Selon la CGIL, le premier syndicat italien et le Haut Commissariat aux Réfugiés de l’ONU, ils y travaillent « pour des salaires de misère », dans des « conditions de vie inhumaines ».
Jeudi soir, des centaines de ces ouvriers ont manifesté dans les rues de Rosamo, dénonçant les tirs de fusil à air comprimé dont certains d’entre eux avaient été victimes.
Les ouvriers mettant le feu à des voitures et brisant les vitrines des magasins, la manifestation a dégénéré en affrontements avec les forces de l’ordre.
Hier vendredi, l’affaire a viré à la vendetta raciste quand des habitants de la ville, en ordre dispersé, se sont livrés à une véritable « chasse aux immigrés ».

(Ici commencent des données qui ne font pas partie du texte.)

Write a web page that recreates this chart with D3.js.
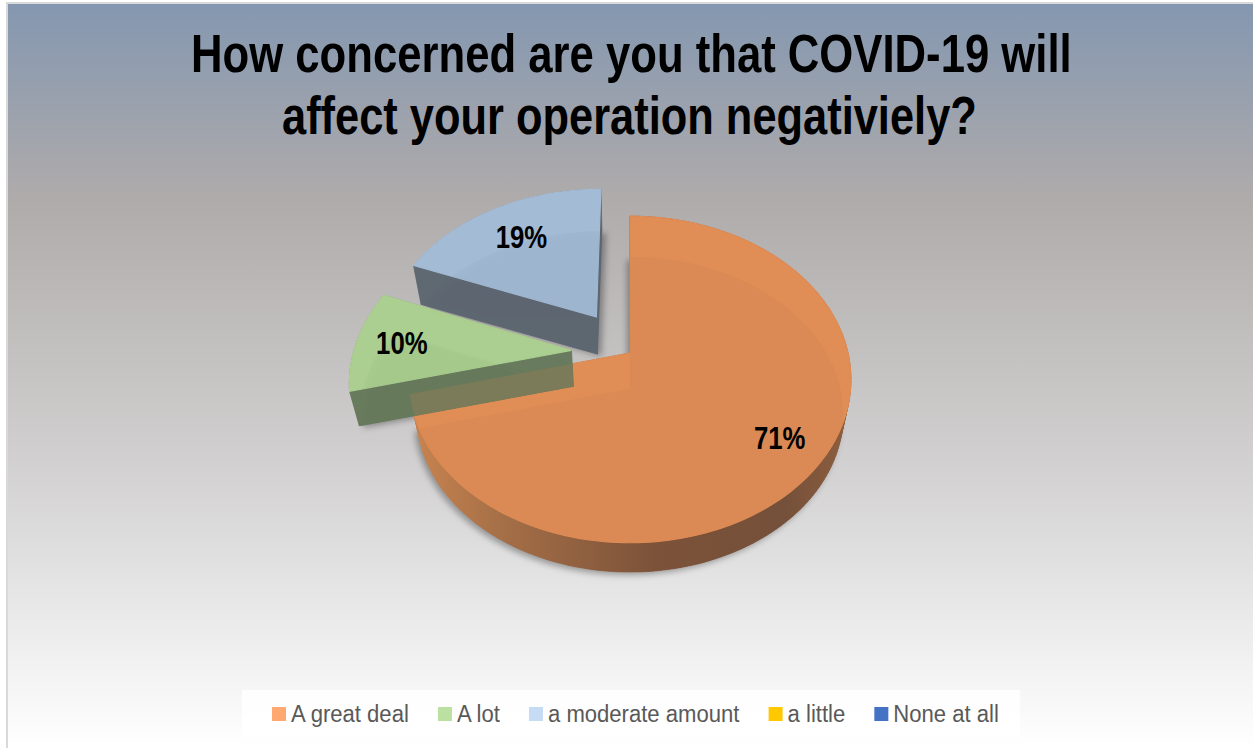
<!DOCTYPE html>
<html><head><meta charset="utf-8">
<script src="https://d3js.org/d3.v7.min.js"></script>
<style>html,body{margin:0;padding:0;background:#fff;overflow:hidden}svg{display:block}text{font-family:"Liberation Sans",Arial,sans-serif}</style>
</head><body><svg id="c" width="1253" height="748"></svg>
<script>
const titleLines = ["How concerned are you that COVID-19 will", "affect your operation negativiely?"];
const categories = ["A great deal", "A lot", "a moderate amount", "a little", "None at all"];
const shares = [71, 10, 19, 0, 0];
const legendColors = ["#FFA971", "#BCE0A2", "#C5DCF4", "#FFC800", "#4472C4"];
const topColors = ["#E08D56", "#ABD08F", "#A4BCD8", "#FFC000", "#4472C4"];
const wallColors = ["url(#wallO)", "#66795A", "#5C6670", "#A08000", "#2F4F88"];
const explode = [0, 0.27, 0.285, 0.27, 0.27];
const labelRadius = [0.8, 0.79, 0.72, 0.77, 0.77];

const svg = d3.select("#c");
const defs = svg.append("defs");

const bg = defs.append("linearGradient").attr("id", "bg").attr("x1", 0).attr("x2", 0).attr("y1", 0).attr("y2", 1);
[[0, "#8497B0"], [0.26, "#AFABAB"], [0.6, "#D0CECE"], [0.85, "#EDEDED"], [1, "#FFFFFF"]]
  .forEach(s => bg.append("stop").attr("offset", s[0]).attr("stop-color", s[1]));
const wo = defs.append("linearGradient").attr("id", "wallO").attr("gradientUnits", "userSpaceOnUse")
  .attr("x1", 415).attr("x2", 850).attr("y1", 0).attr("y2", 0);
[[0, "#C8834F"], [0.2, "#A56F47"], [0.55, "#7C5239"], [0.85, "#75503A"], [1, "#8E5F3E"]]
  .forEach(s => wo.append("stop").attr("offset", s[0]).attr("stop-color", s[1]));
defs.append("filter").attr("id", "blur").attr("x", "-20%").attr("y", "-20%").attr("width", "140%").attr("height", "140%")
  .append("feGaussianBlur").attr("stdDeviation", 3);

svg.append("rect").attr("x", 6).attr("y", 2).attr("width", 1247).attr("height", 746).attr("fill", "#D9D9D9");
svg.append("rect").attr("x", 8).attr("y", 4).attr("width", 1245).attr("height", 744).attr("fill", "url(#bg)");

// Perspective projection of the pie's plane
const P = {x0: 630, y0: 353, A: 218, B: 159, k: 0.162, drop: 36, shrink: 0.965};
function proj(u, v, low) {
  const w = 1 + P.k * v;
  let x = P.x0 + P.A * u / w, y = P.y0 - P.B * v / w;
  if (low) { x = P.x0 + (x - P.x0) * P.shrink; y = P.y0 + (y - P.y0) * P.shrink + P.drop; }
  return [x, y];
}
const arcs = d3.pie().sort(null).value(d => d)(shares);
const line = d3.line();

function outline(a, low) {
  const mid = (a.startAngle + a.endAngle) / 2, d = explode[a.index];
  const ox = d * Math.sin(mid), oy = d * Math.cos(mid);
  const n = Math.max(2, Math.ceil((a.endAngle - a.startAngle) * 40));
  const pts = [proj(ox, oy, low)];
  d3.range(n + 1).forEach(i => {
    const t = a.startAngle + (a.endAngle - a.startAngle) * i / n;
    pts.push(proj(ox + Math.sin(t), oy + Math.cos(t), low));
  });
  return pts;
}
const visible = arcs.filter(a => a.value > 0);
const order = [0, 2, 1].map(i => arcs[i]);

// soft shadows
const shadows = svg.append("g").attr("filter", "url(#blur)");
visible.forEach(a => {
  shadows.append("path").attr("d", line(outline(a, true)) + "Z")
    .attr("transform", a.index === 0 ? "translate(-3,3)" : "translate(4,2)")
    .attr("fill", "#000").attr("opacity", 0.32);
});

order.forEach(a => {
  const top = outline(a, false), low = outline(a, true);
  const g = svg.append("g").attr("opacity", a.index === 0 ? 1 : 0.96);
  const wall = g.append("g");
  wall.append("path").attr("d", line(low) + "Z").attr("fill", wallColors[a.index]);
  top.forEach((p, i) => {
    const j = (i + 1) % top.length;
    wall.append("path").attr("d", line([p, top[j], low[j], low[i]]) + "Z")
      .attr("fill", wallColors[a.index]).attr("stroke", wallColors[a.index]).attr("stroke-width", 0.5);
  });
  g.append("path").attr("d", line(top) + "Z").attr("fill", topColors[a.index])
    .attr("stroke", topColors[a.index]).attr("stroke-width", 1.2);
  const cid = "clip" + a.index;
  defs.append("clipPath").attr("id", cid).append("path").attr("d", line(top) + "Z");
  g.append("path").attr("d", line(low) + "Z").attr("clip-path", `url(#${cid})`)
    .attr("fill", "#3A3A4A").attr("opacity", 0.03);
});

// orange face showing through the exploded green wall
const orangeTop = outline(arcs[0], false), greenLow = outline(arcs[1], true), greenTop = outline(arcs[1], false);
defs.append("clipPath").attr("id", "clipO").append("path").attr("d", line(orangeTop) + "Z");
svg.append("path").attr("d", line([greenTop[0], greenTop[1], greenLow[1], greenLow[0]]) + "Z")
  .attr("clip-path", "url(#clipO)").attr("fill", "#E5915A").attr("opacity", 0.14);

// data labels
visible.forEach(a => {
  const mid = (a.startAngle + a.endAngle) / 2, t = explode[a.index] + labelRadius[a.index];
  const [x, y] = proj(t * Math.sin(mid), t * Math.cos(mid), false);
  const lab = svg.append("text").attr("text-anchor", "middle").attr("font-weight", "bold").attr("font-size", 31)
    .attr("fill", "#000").text(a.value + "%");
  lab.attr("transform", `translate(${x},${y + 11}) scale(0.83,1)`);
});

// title
const titleBoxes = [[191, 1072, 72], [282, 977, 134]];
titleLines.forEach((s, i) => {
  const b = titleBoxes[i];
  const t = svg.append("text").attr("font-weight", "bold").attr("font-size", 53).attr("fill", "#000").text(s);
  const w = t.node().getComputedTextLength();
  t.attr("transform", `translate(${b[0]},${b[2]}) scale(${(b[1] - b[0]) / w},1)`);
});

// legend
svg.append("rect").attr("x", 242).attr("y", 690).attr("width", 778).attr("height", 47).attr("fill", "#FFFFFF").attr("opacity", 0.85);
const lg = svg.append("g");
const items = categories.map(c => lg.append("text").attr("font-size", 24).attr("fill", "#595959").text(c));
const widths = items.map(t => t.node().getComputedTextLength());
const swatch = 14, swGap = 5, itemGap = 29, lx0 = 272, lx1 = 999;
const f = (lx1 - lx0 - categories.length * (swatch + swGap) - (categories.length - 1) * itemGap) / d3.sum(widths);
let cx = lx0;
items.forEach((t, i) => {
  lg.append("rect").attr("x", cx).attr("y", 707).attr("width", swatch).attr("height", swatch)
    .attr("fill", legendColors[i]);
  t.attr("transform", `translate(${cx + swatch + swGap},722) scale(${f},1)`);
  cx += swatch + swGap + widths[i] * f + itemGap;
});
</script></body></html>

Deux ouvriers agricoles ont ainsi été gravement blessés par des coups de barres de fer, deux autres ont été atteints aux jambes par des tirs de fusil de chasse, cinq autres enfin ont été délibérément fauchés par des voitures.
En deux jours, le déluge de violence a fait 38 blessés, dont 20 travailleurs immigrés et 18 agents de police.
Depuis, le gouvernement italien a renforcé les effectifs policiers de plus de 200 personnes, indique le Corriere della Sera. D’après le quotidien italien, les forces de l’ordre quadrillent Rosamo avec un double objectif : « renforcer le contrôle du territoire et préparer la possible évacuation des immigrés ».
Tandis que dans la nuit, environ 300 étrangers ont été acheminés à 170 km de là, au centre d’accueil d’urgence de Crotone, 150 autres devraient les rejoindre aujourd’hui et des centaines devraient être transférés à Brindisi et Bari, dans la région des Pouilles.
Un calme relatif a été rétabli dans la ville : les habitants de Rosamo ont levé le siège de la mairie ainsi que les barricades qu’ils avaient érigées dans la ville. Ce matin, les commerces ont rouvert.
Parmi les premières réactions à ces évènements, on notera les déclarations au journal La Stampa du prêtre don Luigi Ciotti, le fondateur de l’association antimafia Libera, qui dénonce l’empreinte de l’organisation criminelle.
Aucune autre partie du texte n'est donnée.